* AIM OF THE TASK *
In the listing below, find every line with the string "that" and pull it out.

★ ★ ★

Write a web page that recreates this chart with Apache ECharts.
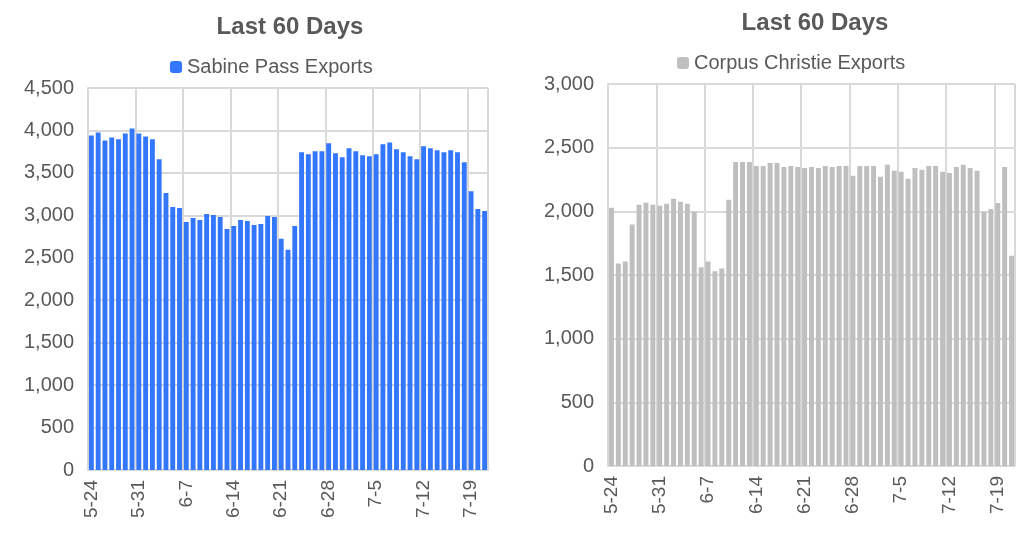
<!DOCTYPE html>
<html><head><meta charset="utf-8">
<script src="https://cdn.jsdelivr.net/npm/echarts@6/dist/echarts.min.js"></script>
<style>body{margin:0}#c{width:1031px;height:550px}</style></head>
<body><div id="c"></div>
<script>
const categories = (function(){const o=[];const d=new Date(2021,4,24);for(let i=0;i<59;i++){o.push((d.getMonth()+1)+'-'+d.getDate());d.setDate(d.getDate()+1);}return o;})();
const sabine = [3941,3977,3883,3918,3895,3965,4023,3965,3930,3895,3660,3262,3098,3086,2922,2969,2945,3016,3004,2980,2840,2875,2945,2934,2887,2898,2992,2980,2723,2594,2875,3742,3719,3754,3754,3848,3730,3684,3789,3754,3707,3695,3719,3836,3859,3777,3742,3695,3660,3813,3789,3766,3742,3766,3742,3625,3285,3074,3051];
const corpus = [2029,1591,1607,1896,2052,2068,2052,2044,2060,2099,2076,2060,1997,1560,1607,1529,1552,2091,2388,2388,2388,2357,2357,2380,2380,2349,2357,2349,2341,2349,2341,2357,2349,2357,2357,2279,2357,2357,2357,2271,2365,2318,2310,2255,2341,2326,2357,2357,2310,2302,2349,2365,2341,2318,1997,2018,2065,2349,1651];
const txt='#595959', grid='#D9D9D9';
function xAxis(i){return {type:'category',gridIndex:i,data:categories,axisLine:{lineStyle:{color:grid,width:2}},axisTick:{show:false},
 axisLabel:{interval:6,rotate:90,color:txt,fontSize:19,fontFamily:'Liberation Sans, Arial',margin:10},
 splitLine:{show:true,interval:6,lineStyle:{color:grid,width:2}}};}
function yAxis(i,max,iv){return {type:'value',gridIndex:i,min:0,max:max,interval:iv,axisLine:{show:true,lineStyle:{color:grid,width:2}},
 axisLabel:{color:txt,fontSize:20,fontFamily:'Liberation Sans, Arial',margin:14},splitLine:{lineStyle:{color:grid,width:2}}};}
const chart=echarts.init(document.getElementById('c'));
chart.setOption({animation:false,
 title:[{text:'Last 60 Days',left:285,top:10,textAlign:'center',textStyle:{fontSize:24,fontWeight:'bold',color:txt,fontFamily:'Liberation Sans, Arial'}},
        {text:'Last 60 Days',left:810,top:6,textAlign:'center',textStyle:{fontSize:24,fontWeight:'bold',color:txt,fontFamily:'Liberation Sans, Arial'}}],
 legend:[{data:['Sabine Pass Exports'],left:165,top:52,itemWidth:12,itemHeight:12,itemGap:6,textStyle:{fontSize:20,color:txt,fontFamily:'Liberation Sans, Arial'}},
         {data:['Corpus Christie Exports'],left:672,top:48,itemWidth:12,itemHeight:12,itemGap:6,textStyle:{fontSize:20,color:txt,fontFamily:'Liberation Sans, Arial'}}],
 grid:[{left:88,right:543,top:88,bottom:80},{left:608,right:16,top:84,bottom:84}],
 xAxis:[xAxis(0),xAxis(1)],
 yAxis:[yAxis(0,4500,500),yAxis(1,3000,500)],
 series:[{name:'Sabine Pass Exports',type:'bar',xAxisIndex:0,yAxisIndex:0,data:sabine,itemStyle:{color:'#3377FF'},barCategoryGap:'28%'},
         {name:'Corpus Christie Exports',type:'bar',xAxisIndex:1,yAxisIndex:1,data:corpus,itemStyle:{color:'#BFBFBF'},barCategoryGap:'28%'}]
});
</script></body></html>
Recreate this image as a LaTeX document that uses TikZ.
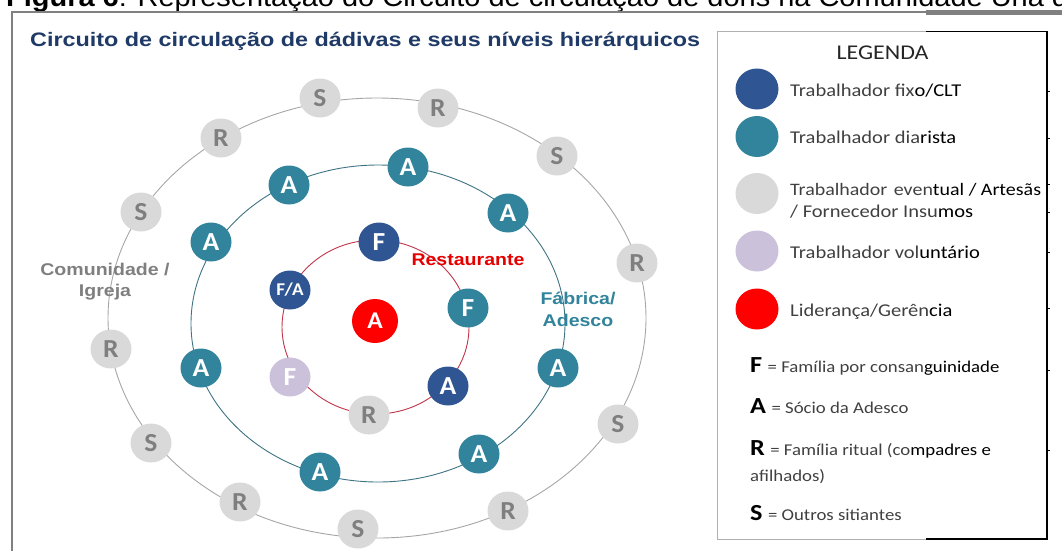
\documentclass[tikz,border=0pt]{standalone}
\usepackage{fontspec}
\usepackage{graphicx}
\usetikzlibrary{shapes.geometric}
\setmainfont{Carlito}
\newfontfamily\arialS{Liberation Sans}[FakeStretch=1.15]
\newfontfamily\arialN{Liberation Sans}
\newfontfamily\calS{Carlito}[FakeStretch=1.14]
\newfontfamily\calN{Carlito}[FakeStretch=1.06]
\definecolor{cblue}{HTML}{2F5592}
\definecolor{cteal}{HTML}{31849B}
\definecolor{cgray}{HTML}{D9D9D9}
\definecolor{cgtxt}{HTML}{7F7F7F}
\definecolor{clav}{HTML}{CCC1DA}
\definecolor{cred}{HTML}{FF0000}
\definecolor{cring1}{HTML}{C0354A}
\definecolor{cring2}{HTML}{3E7383}
\definecolor{cring3}{HTML}{A6A6A6}
\definecolor{ctitle}{HTML}{1F3A66}
\definecolor{cleg}{HTML}{404040}
\definecolor{cframe}{HTML}{808080}
\definecolor{cboxg}{HTML}{B0B0B0}
\newcommand\leggray[1]{\textcolor{cleg}{#1}}
\tikzset{
 nd/.style={ellipse, inner sep=0pt, minimum width=41pt, minimum height=39pt, text=white, font=\calN\fontsize{26}{26}\selectfont\bfseries},
 gr/.style={nd, fill=cgray, text=cgtxt},
 tl/.style={nd, fill=cteal},
 db/.style={nd, fill=cblue},
 lv/.style={nd, fill=clav},
 rd/.style={nd, fill=cred, minimum width=46pt, minimum height=44pt, font=\calN\fontsize{24}{24}\selectfont\bfseries},
 ring/.style={line width=0.9pt},
 lc/.style={ellipse, inner sep=0pt, minimum width=43pt, minimum height=41pt},
 lt/.style={anchor=base west, inner sep=0pt, font=\calS\fontsize{18}{22}\selectfont},
 lt2/.style={anchor=base west, inner sep=0pt, font=\calS\fontsize{16.5}{20}\selectfont, text=cleg},
 keyl/.style={anchor=base west, inner sep=0pt, font=\calS\fontsize{23}{23}\selectfont\bfseries},
 lab/.style={anchor=base, inner sep=0pt, font=\arialS\fontsize{17}{21}\selectfont\bfseries},
}
\begin{document}
\begin{tikzpicture}[x=1pt,y=-1pt]
\useasboundingbox (0,0) rectangle (1062,550);
\clip (0,0) rectangle (1062,550);
% caption (cut at top)
\node[anchor=base west, inner sep=0pt] (cap) at (6,6) {\resizebox{1062pt}{\height}{\arialN\fontsize{27}{27}\selectfont\textbf{Figura 6}: Representação do Circuito de circulação de dons na Comunidade Una d}};
% frame
\draw[cframe, line width=2.5pt] (12,11) -- (12,552);
\draw[cframe, line width=2pt] (11,12) -- (926,12);
\draw[cframe, line width=5pt] (926,12) -- (1064,12);
% title
\node[anchor=base west, inner sep=0pt, text=ctitle] (title) at (30,46) {\resizebox{670pt}{\height}{\arialN\fontsize{19.5}{20}\selectfont\bfseries Circuito de circulação de dádivas e seus níveis hierárquicos}};
% rings
\draw[ring, cring3] (377,318) ellipse [x radius=269pt, y radius=220pt];
\draw[ring, cring2] (378,323.5) ellipse [x radius=187pt, y radius=158.5pt];
\draw[ring, cring1] (375.5,327) ellipse [x radius=93.5pt, y radius=87pt];
% labels
\node[lab, text=cgtxt] (com1) at (105,275) {Comunidade /};
\node[lab, text=cgtxt] (com2) at (105,296) {Igreja};
\node[lab, text=cteal] (fab1) at (578,304) {Fábrica/};
\node[lab, text=cteal] (fab2) at (578,326) {Adesco};
\node[lab, text=cred!90!black] (rest) at (468,265) {Restaurante};
% outer ring
\node[gr] (s1) at (320,98) {S};
\node[gr] (r1) at (438,108) {R};
\node[gr] (s2) at (557,156) {S};
\node[gr] (r2) at (637,263) {R};
\node[gr] (s3) at (618,424) {S};
\node[gr] (r3) at (508,511) {R};
\node[gr] (s4) at (358,529) {S};
\node[gr] (r4) at (240,502) {R};
\node[gr] (s5) at (151,443) {S};
\node[gr] (r5) at (111,349) {R};
\node[gr] (s6) at (141,212) {S};
\node[gr] (r6) at (221,138) {R};
% middle ring
\node[tl] (a1) at (289,185) {A};
\node[tl] (a2) at (408,167) {A};
\node[tl] (a3) at (508,213) {A};
\node[tl] (a4) at (211,242) {A};
\node[tl] (a5) at (201,368) {A};
\node[tl] (a6) at (558,368) {A};
\node[tl] (a7) at (320,472) {A};
\node[tl] (a8) at (479,454) {A};
% inner ring
\node[db] (f1) at (379,242) {F};
\node[db, font=\calN\fontsize{18}{18}\selectfont\bfseries] (fa) at (290,290) {F/A};
\node[tl] (f2) at (468,308) {F};
\node[db] (a9) at (448,386) {A};
\node[gr] (r7) at (369,415) {R};
\node[lv] (f3) at (290,377) {F};
\node[rd] (ac) at (375,321) {A};
% legend box
\draw[cboxg, line width=0.8pt] (926,31.5) -- (717.5,31.5) -- (717.5,539) -- (926,539);
\draw[black, line width=1.6pt] (926,31.5) -- (1047,31.5);
\draw[black, line width=1.2pt] (1047,31) -- (1047,539);
\draw[black, line width=2.2pt] (926,539) -- (1048,539);
\foreach \yy in {91,138,184,212,252,308,370,450} \draw[black, line width=1pt] (1047,\yy) -- (1050,\yy);
\node[anchor=base, inner sep=0pt, font=\calS\fontsize{21}{21}\selectfont, text=black!85] (legt) at (882.5,59) {LEGENDA};
\node[lc, fill=cblue] (l1) at (757,89) {};
\node[lt] (t1) at (790,96) {\leggray{Trabalhador fix}o/CLT};
\node[lc, fill=cteal] (l2) at (757,136.5) {};
\node[lt] (t2) at (790,143) {\leggray{Trabalhador dia}rista};
\node[lc, fill=cgray] (l3) at (757,193.5) {};
\node[lt, font=\calS\fontsize{17.5}{22}\selectfont] (t3a) at (790,195) {\leggray{Trabalhador\hspace{2pt} even}tual / Artesãs};
\node[lt] (t3b) at (790,217) {\leggray{/ Fornecedor Insu}mos};
\node[lc, fill=clav] (l4) at (757,251) {};
\node[lt] (t4) at (790,258) {\leggray{Trabalhador vol}untário};
\node[lc, fill=cred] (l5) at (757,309) {};
\node[lt] (t5) at (790,316) {\leggray{Liderança/Gerên}cia};
\node[keyl] (kF) at (750,372) {F};
\node[lt2] (kFt) at ([xshift=5pt]kF.base east) {= Família por consan\textcolor{black}{guinidade}};
\node[keyl] (kA) at (750,413) {A};
\node[lt2] (kAt) at ([xshift=5pt]kA.base east) {= Sócio da Adesco};
\node[keyl] (kR) at (750,455) {R};
\node[lt2] (kRt) at ([xshift=5pt]kR.base east) {= Família ritual (co\textcolor{black}{mpadres e}};
\node[lt2] (kRt2) at (750,481) {afilhados)};
\node[keyl] (kS) at (750,520) {S};
\node[lt2] (kSt) at ([xshift=5pt]kS.base east) {= Outros sitiantes};
\end{tikzpicture}
\end{document}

★ ★ ★

* EXERCISE OUTPUT *
Write a web page that recreates this chart with Apache ECharts.
Recreate this image as a LaTeX document that uses TikZ.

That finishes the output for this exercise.